Please join Editors Abdul Alkalimat, Romi Crawford, and Rebecca Zorach in conversation for the celebration release of "The Wall of Respect: Public Art and Black Liberation in 1960s Chicago."
The Center for the Study of Race, Politics & Culture, Seminary Co-op Bookstores, and Northwestern University Press proudly host this important discussion on one of Chicago’s most important contributions to public, social, and artistic justice.
Through personal accounts and historic tributes, The Wall of Respect and its movement are brought back to life—once again re-entering the conversation on social justice and the power of public art.
"The Wall of Respect: Public Art and Black Liberation in 1960s Chicago" is the first in-depth, illustrated history of a lost Chicago monument. The Wall of Respect was a revolutionary mural created by fourteen members of the Organization of Black American Culture (OBAC) on the South Side of Chicago in 1967. This book gathers historic essays, poetry, and previously unpublished primary documents from the movement’s founders that provide a visual guide to the work’s creation and evolution.
The Wall of Respect received national critical acclaim when it was unveiled on the side of a building at Forty-Third and Langley in Chicago’s Bronzeville neighborhood. Painters and photographers worked side by side on the mural's seven themed sections, which featured portraits of Black heroes and sheroes, among them John Coltrane, Nina Simone, Billie Holiday, Malcolm X, Muhammad Ali, and W. E. B. Du Bois. The Wall became a platform for music, poetry, and political rallies. Over time it changed, reflecting painful controversies among the artists as well as broader shifts in the Civil Rights and Black Liberation Movements.
At the intersection of African American culture, politics, and Chicago art history, The Wall of Respect offers, in one keepsake-quality work, an unsurpassed collection of images and essays that illuminate a powerful monument that continues to fascinate artists, scholars, and readers in Chicago and across the United States.
ABDUL ALKALIMAT is an activist and the founding chairperson of the Organization of Black American Culture, which led the creation of the Wall of Respect in 1967. He is an emeritus professor of the School of Information Sciences and the Department of African American studies at the University of Illinois at Urbana-Champaign. Professor Alkalimat received his PhD in sociology from the University of Chicago.

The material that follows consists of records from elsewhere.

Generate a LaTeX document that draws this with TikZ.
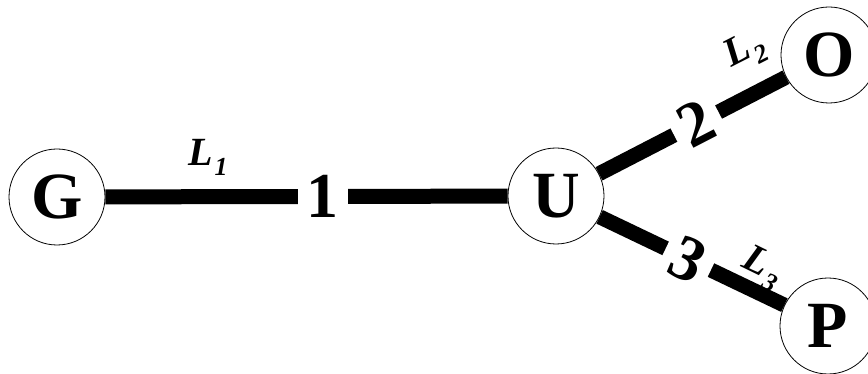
\documentclass[tikz,border=0pt]{standalone}
\usepackage{fontspec}
\setmainfont{Liberation Serif}
\begin{document}
\begin{tikzpicture}[x=1pt,y=-1pt]
\useasboundingbox[fill=white] (0,0) rectangle (868,374);
\tikzset{
  vert/.style={circle,draw,line width=0.8pt,minimum size=96pt,inner sep=0pt,
    font=\fontsize{66}{66}\selectfont\bfseries},
  link/.style={line width=15pt},
  num/.style={fill=white,inner xsep=9pt,inner ysep=2pt,
    font=\fontsize{64}{64}\selectfont\bfseries},
  lab/.style={inner sep=0pt,font=\fontsize{40}{40}\selectfont\bfseries\itshape}
}
\newcommand{\lsub}[2]{#1\kern2pt\raisebox{-0.25em}{\fontsize{26}{26}\selectfont #2}}
\node[vert] (G) at (57,197) {G};
\node[vert] (U) at (556,196) {U};
\node[vert] (O) at (829,55) {O};
\node[vert] (P) at (828,326) {P};
\draw[link] (G) -- node[num,pos=0.54] (n1) {1} (U);
\draw[link] (U) -- node[num,sloped,pos=0.52] (n2) {2} (O);
\draw[link] (U) -- node[num,sloped,pos=0.48] (n3) {3} (P);
\node[lab] (l1) at (208,157) {\lsub{L}{1}};
\node[lab,rotate=27] (l2) at (745,51) {\lsub{L}{2}};
\node[lab,rotate=-26] (l3) at (762,268) {\lsub{L}{3}};
\end{tikzpicture}
\end{document}
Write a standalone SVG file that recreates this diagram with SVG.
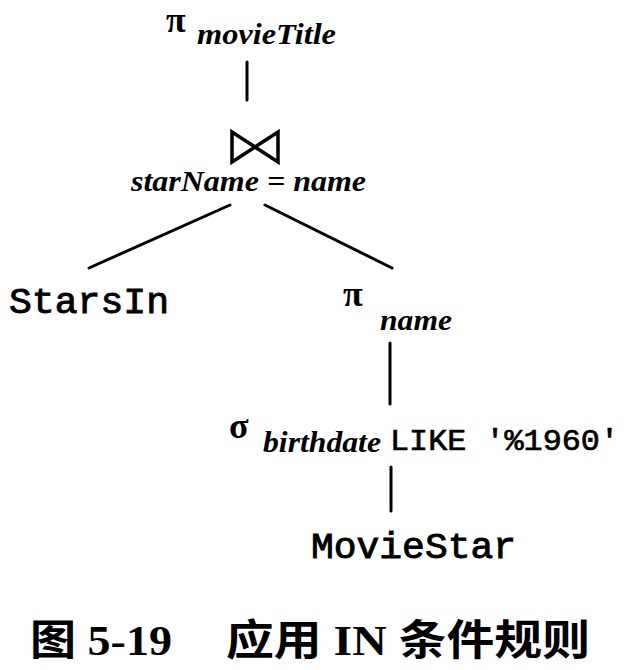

ROMI CRAWFORD is an associate professor in the Department of Visual and Critical Studies and in the Department of Liberal Arts at the School of the Art Institute of Chicago.
Professor Crawford received her MA and PhD in English literature, theory, and criticism from the University of Chicago.
REBECCA ZORACH is the Mary Jane Crowe Professor of Art and Art History at Northwestern University. Professor Zorach received her PhD in Art History from the University of Chicago.